Кроме устранения множества ненадобных мук, отмена экзаменов должна дать, по крайней мере, две прямые и важные выгоды в деле обучения в средних учебных заведениях: сокращение срока учения и спокойствие отдыха учеников и учителей.
Время экзаменов в старших классах гимназии и т. п. длится около полутора месяцев. В это время учение во всех классах, даже если в них нет экзаменов, или вовсе не идет, или ничего не дает, потому что учителя измучены экзаменами не меньше, а больше учеников. Нормальное учение идет при экзаменах никак не более 7 1/2 месяцев в году, считая время вакаций. Если прибавить полтора месяца – выйдет 9 месяцев, и, следовательно, вместо 6 лет учения довольно будет 5 лет, а потому, конечно, вместо 7 лет – 6 или вместо 8 – только 7 лет.
То есть уничтожение экзаменов, помимо всего прочего, сократит учение в средних учебных заведениях, по крайней мере, на год. А это составит прямую выгоду не только родителей и учеников, но и учителей, потому что они за свое дело претерпят менее муки, могут получить высшее вознаграждение. Но главное не в этом, а в том, что ученики с той же подготовкой, как ныне, не будут выходить из средних учебных заведений столь «зрелыми» по годам, лучше будут пригодны и впечатлительны к дальнейшим занятиям в университетах и тому подобных заведениях и к самой жизни.
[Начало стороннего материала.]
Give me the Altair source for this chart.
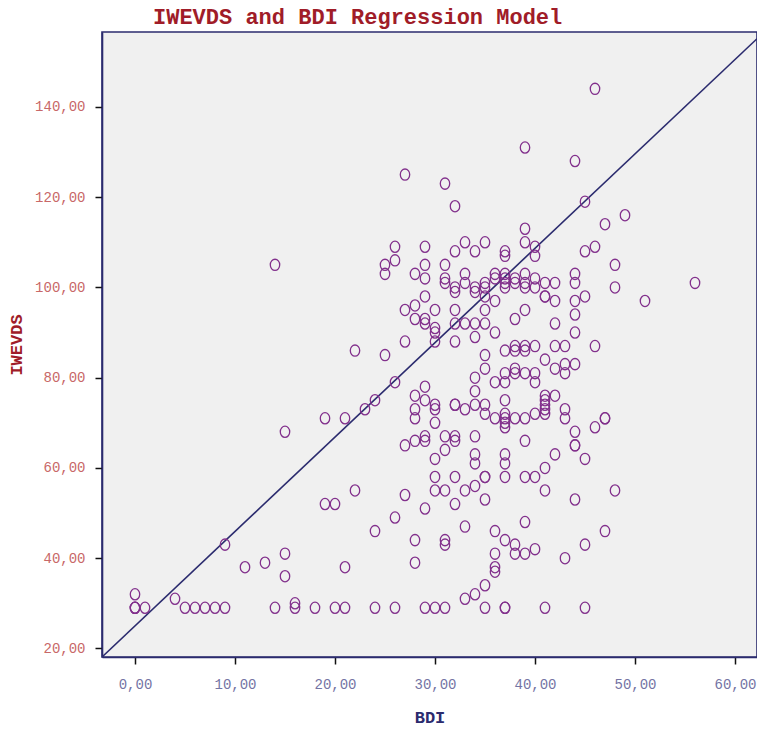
import altair as alt
import pandas as pd

# BDI value for each respondent (column by column)
bdi = (
    [0] * 4 + [1, 4, 5, 6, 7, 8] + [9] * 2 + [11, 13] + [14] * 2 + [15] * 3 + [16] * 2 + [18]
    + [19] * 2 + [20] * 2 + [21] * 3 + [22] * 2 + [23] + [24] * 3 + [25] * 3 + [26] * 5
    + [27] * 5 + [28] * 9 + [29] * 12 + [30] * 11 + [31] * 10 + [32] * 13 + [33] * 8
    + [34] * 13 + [35] * 15 + [36] * 10 + [37] * 20 + [38] * 10 + [39] * 15 + [40] * 10
    + [41] * 12 + [42] * 7 + [43] * 6 + [44] * 11 + [45] * 6 + [46] * 4 + [47] * 4
    + [48] * 3 + [49, 51, 56]
)

# IWEVDS value for each respondent, same order as bdi
iwevds = [
    32, 29, 29, 29,            # 0
    29, 31, 29, 29, 29, 29,    # 1,4,5,6,7,8
    43, 29,                    # 9
    38, 39,                    # 11,13
    105, 29,                   # 14
    68, 41, 36,                # 15
    30, 29,                    # 16
    29,                        # 18
    71, 52,                    # 19
    52, 29,                    # 20
    71, 38, 29,                # 21
    86, 55,                    # 22
    73,                        # 23
    75, 46, 29,                # 24
    105, 103, 85,              # 25
    109, 106, 79, 49, 29,      # 26
    125, 95, 88, 65, 54,       # 27
    103, 96, 93, 76, 73, 71, 66, 44, 39,                     # 28
    109, 105, 102, 98, 93, 92, 78, 75, 67, 66, 51, 29,       # 29
    95, 91, 90, 88, 74, 73, 70, 62, 58, 55, 29,              # 30
    123, 105, 102, 101, 67, 64, 55, 44, 43, 29,              # 31
    118, 108, 100, 99, 95, 92, 88, 74, 74, 67, 66, 58, 52,   # 32
    110, 103, 101, 92, 73, 55, 47, 31,                       # 33
    108, 100, 99, 92, 89, 80, 77, 74, 67, 63, 61, 56, 32,    # 34
    110, 101, 100, 98, 95, 92, 85, 82, 74, 72, 58, 58, 53, 34, 29,  # 35
    103, 102, 97, 90, 79, 71, 46, 41, 38, 37,                # 36
    108, 107, 103, 102, 101, 100, 86, 81, 79, 75, 72, 71, 70, 69, 63, 61, 58, 44, 29, 29,  # 37
    102, 101, 93, 87, 86, 82, 81, 71, 43, 41,                # 38
    131, 113, 110, 103, 101, 100, 95, 87, 86, 81, 71, 66, 58, 48, 41,  # 39
    109, 107, 102, 100, 87, 81, 79, 72, 58, 42,              # 40
    101, 98, 98, 84, 76, 75, 74, 73, 72, 60, 55, 29,         # 41
    101, 97, 92, 87, 82, 76, 63,                             # 42
    87, 83, 81, 73, 71, 40,                                  # 43
    128, 103, 101, 97, 94, 90, 83, 68, 65, 65, 53,           # 44
    119, 108, 98, 62, 43, 29,                                # 45
    144, 109, 87, 69,                                        # 46
    114, 71, 71, 46,                                         # 47
    105, 100, 55,                                            # 48
    116, 97, 101,                                            # 49,51,56
]

x_ticks = [0, 10, 20, 30, 40, 50, 60]
y_ticks = [20, 40, 60, 80, 100, 120, 140]
x_domain = [-3.3, 62.2]
y_domain = [18.1, 156.6]

# fit line endpoints (from the lower-left corner up through the right edge)
line_x = [-3.3, 62.2]
line_y = [18.1, 155.1]

pts = pd.DataFrame({"BDI": bdi, "IWEVDS": iwevds})
line_df = pd.DataFrame({"BDI": line_x, "IWEVDS": line_y})

MONO = "Liberation Mono"
NAVY = "#2b2b6e"

xscale = alt.Scale(domain=x_domain, nice=False, zero=False)
yscale = alt.Scale(domain=y_domain, nice=False, zero=False)

x_axis = alt.Axis(
    values=x_ticks, title="BDI", grid=False,
    labelExpr="replace(format(datum.value, '.2f'), '.', ',')",
    labelFont=MONO, labelFontSize=14, labelColor="#7474a4", labelPadding=13,
    titleFont=MONO, titleFontSize=17, titleFontWeight="bold", titleColor=NAVY,
    titlePadding=18,
    domainColor=NAVY, domainWidth=1.6, tickColor="#111111", tickSize=7, tickWidth=1.5,
)
y_axis = alt.Axis(
    values=y_ticks, title="IWEVDS", grid=False,
    labelExpr="replace(format(datum.value, '.2f'), '.', ',')",
    labelFont=MONO, labelFontSize=14, labelColor="#c86868", labelPadding=10,
    titleFont=MONO, titleFontSize=17, titleFontWeight="bold", titleColor="#a01c28",
    titlePadding=9,
    domainColor=NAVY, domainWidth=1.6, tickColor="#111111", tickSize=7, tickWidth=1.5,
)

ELLIPSE = "M -0.84,0 A 0.84,1 0 1,1 0.84,0 A 0.84,1 0 1,1 -0.84,0 Z"

points = alt.Chart(pts).mark_point(
    shape=ELLIPSE, size=126, filled=False, color="#82308c", strokeWidth=1.3, opacity=1, clip=True
).encode(
    x=alt.X("BDI:Q", scale=xscale, axis=x_axis),
    y=alt.Y("IWEVDS:Q", scale=yscale, axis=y_axis),
)

fit = alt.Chart(line_df).mark_line(color=NAVY, strokeWidth=1.6, clip=True).encode(
    x=alt.X("BDI:Q", scale=xscale),
    y=alt.Y("IWEVDS:Q", scale=yscale),
)

chart = (
    alt.layer(fit, points)
    .properties(
        width=655, height=625,
        title=alt.TitleParams(
            "IWEVDS and BDI Regression Model", font=MONO, fontSize=22, fontWeight="bold",
            color="#a01c28", anchor="start", frame="group", offset=3, dx=51,
        ),
        autosize=alt.AutoSizeParams(type="none"),
        padding={"left": 94, "top": 24, "right": 0, "bottom": 70},
        background="white",
    )
    .configure_view(fill="#f0f0f0", stroke=NAVY, strokeWidth=1.6)
)

chart.save("out.html", embed_options={"renderer": "svg", "actions": False})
О подготовке к университетам речь дальше, а теперь я остановлюсь только на тех учениках средних учебных заведений, которые прямо после них поступают в жизнь, с всею ее сложностью. Как бы там ни судили о том, какие бы программы средних школ ни выдумывали, как бы их ни специализировали по предметам обучения – все же жизнь современная, да и всякая, сложнее и дробнее школы во много раз; вышедшему из нее надо учиться стать офицером или купцом, промышленником или чиновником, дьяконом или учителем – кем бы там ни было.
Прямо со школьной скамьи средних учебных заведений, даже профессиональных, не может выходить специалист, а таких-то и надо жизни не только от высших, но и от средних школ. Такова уже современная жизнь, а чем дальше, тем больше – не то, что было когда-то, еще сравнительно недавно. Так лучше выгадать год – для подготовки к этой разнообразной жизненной специальности, чем этот год тянуть в школах, а потом все же расходовать время на обучение жизненной специальности. И чем моложе по годам начинающий учиться жизненным специальностям – при той же степени школьного обучения, – тем, само собою разумеется, он легче вступит в дело, тем больше успеет в жизни, и тем жизнь больше выиграет от школьного учения. Когда на плечах много десятков лет, тогда год значит мало, а в 15–18 лет, когда кончают средние учебные заведения, тогда год сроку – великое дело.